Your objective — Copy whichever lines contain the string "with".

Supplied material —
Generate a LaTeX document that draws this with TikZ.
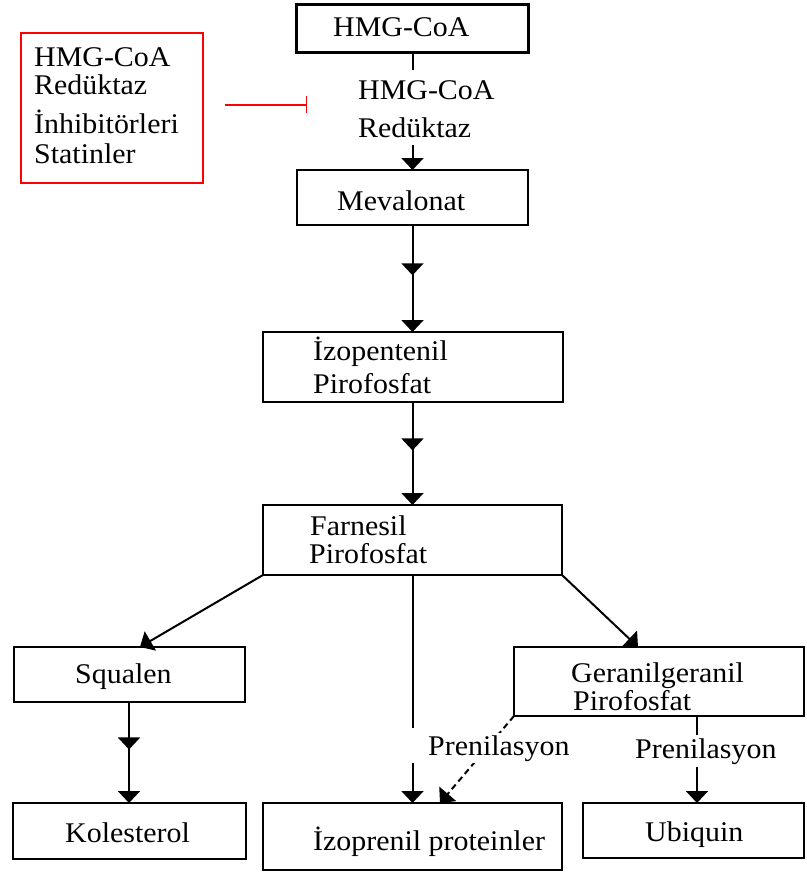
\documentclass[tikz,border=0pt]{standalone}
\usepackage{fontspec}
\setmainfont{Liberation Serif}[FakeStretch=1.05]
\usetikzlibrary{arrows.meta,decorations.markings,calc}
\begin{document}
\begin{tikzpicture}[x=1pt,y=-1pt,
  box/.style={draw,line width=2pt,inner sep=0pt,outer sep=0pt},
  lbl/.style={inner sep=0pt,anchor=base west,font=\fontsize{28.5}{30}\selectfont},
  ln/.style={line width=2pt},
  arrowend/.style={-{Triangle[width=22pt,length=12pt]}},
  midarrow/.style={postaction={decorate},decoration={markings,mark=at position #1 with {\arrow{Triangle[width=22pt,length=12pt]}}}}
]
\fill[white] (0,0) rectangle (806,872);
\useasboundingbox (0,0) rectangle (806,872);

% boxes
\node[box,line width=3pt,minimum width=232pt,minimum height=48pt] (hmg) at (412.5,29) {};
\node[box,minimum width=231pt,minimum height=55pt] (mev) at (412.5,197.5) {};
\node[box,minimum width=300pt,minimum height=70pt] (izo) at (412.5,367) {};
\node[box,minimum width=299pt,minimum height=70pt] (far) at (412.5,540) {};
\node[box,minimum width=231pt,minimum height=55pt] (squ) at (129,674.5) {};
\node[box,minimum width=290pt,minimum height=69pt] (ger) at (659,681.5) {};
\node[box,minimum width=233pt,minimum height=56pt] (kol) at (129,831) {};
\node[box,minimum width=299pt,minimum height=67pt] (izp) at (412.5,836.5) {};
\node[box,minimum width=221pt,minimum height=55pt] (ubi) at (693,830.5) {};
\node[box,draw=red,line width=1.6pt,minimum width=182pt,minimum height=150pt] (inh) at (112,108) {};

% texts
\node[lbl] (thmg) at (333,37) {HMG-CoA};
\node[lbl] (tenz1) at (358,100) {HMG-CoA};
\node[lbl] (tenz2) at (358,138) {Redüktaz};
\node[lbl] (tmev) at (337,210) {Mevalonat};
\node[lbl] (tizo1) at (313,360) {İzopentenil};
\node[lbl] (tizo2) at (313,393) {Pirofosfat};
\node[lbl] (tfar1) at (310,535) {Farnesil};
\node[lbl] (tfar2) at (309,563) {Pirofosfat};
\node[lbl] (tsqu) at (75,683) {Squalen};
\node[lbl] (tger1) at (571,682) {Geranilgeranil};
\node[lbl] (tger2) at (573,710) {Pirofosfat};
\node[lbl] (tkol) at (65,842) {Kolesterol};
\node[lbl] (tizp) at (313,850) {İzoprenil proteinler};
\node[lbl] (tubi) at (645,841) {Ubiquin};
\node[lbl] (tinh1) at (34,67) {HMG-CoA};
\node[lbl] (tinh2) at (34,95) {Redüktaz};
\node[lbl] (tinh3) at (34,133) {İnhibitörleri};
\node[lbl] (tinh4) at (34,163) {Statinler};

% inhibition
\coordinate (r1) at (225,105);
\coordinate (r2) at (307,105);
\draw[red,line width=1.4pt,-{Bar[width=17pt]}] (r1) -- (r2);

% main chain
\coordinate (c1) at (412.5,70);
\coordinate (c2) at (412.5,145);
\draw[ln] (hmg.south) -- (c1);
\draw[ln,arrowend] (c2) -- (mev.north);
\draw[ln,arrowend,midarrow=0.47] (mev.south) -- (izo.north);
\draw[ln,arrowend,midarrow=0.47] (izo.south) -- (far.north);

% branches
\draw[ln,arrowend] (far.south west) -- ($(squ.north)+(11,0)$);
\draw[ln,arrowend] (far.south east) -- ($(ger.north)+(-21,0)$);
\coordinate (g1) at (412.5,728);
\coordinate (g2) at (412.5,763);
\draw[ln] (far.south) -- (g1);
\draw[ln,arrowend] (g2) -- (izp.north);
\draw[ln,arrowend,midarrow=0.47] (squ.south) -- (kol.north);

% prenylation
\draw[ln,dashed,dash pattern=on 6pt off 4pt,arrowend] (ger.south west) -- ($(izp.north)+(27.5,0)$);
\node[lbl,fill=white,inner xsep=0pt,inner ysep=2pt] (pre1) at (428,755) {Prenilasyon};
\draw[ln,arrowend] ($(ger.south)+(38,0)$) -- ($(ubi.north)+(4,0)$);
\node[lbl,fill=white,inner xsep=0pt,inner ysep=3pt] (pre2) at (635,758) {Prenilasyon};
\end{tikzpicture}
\end{document}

Task result —
Generate a LaTeX document that draws this with TikZ.
  midarrow/.style={postaction={decorate},decoration={markings,mark=at position #1 with {\arrow{Triangle[width=22pt,length=12pt]}}}}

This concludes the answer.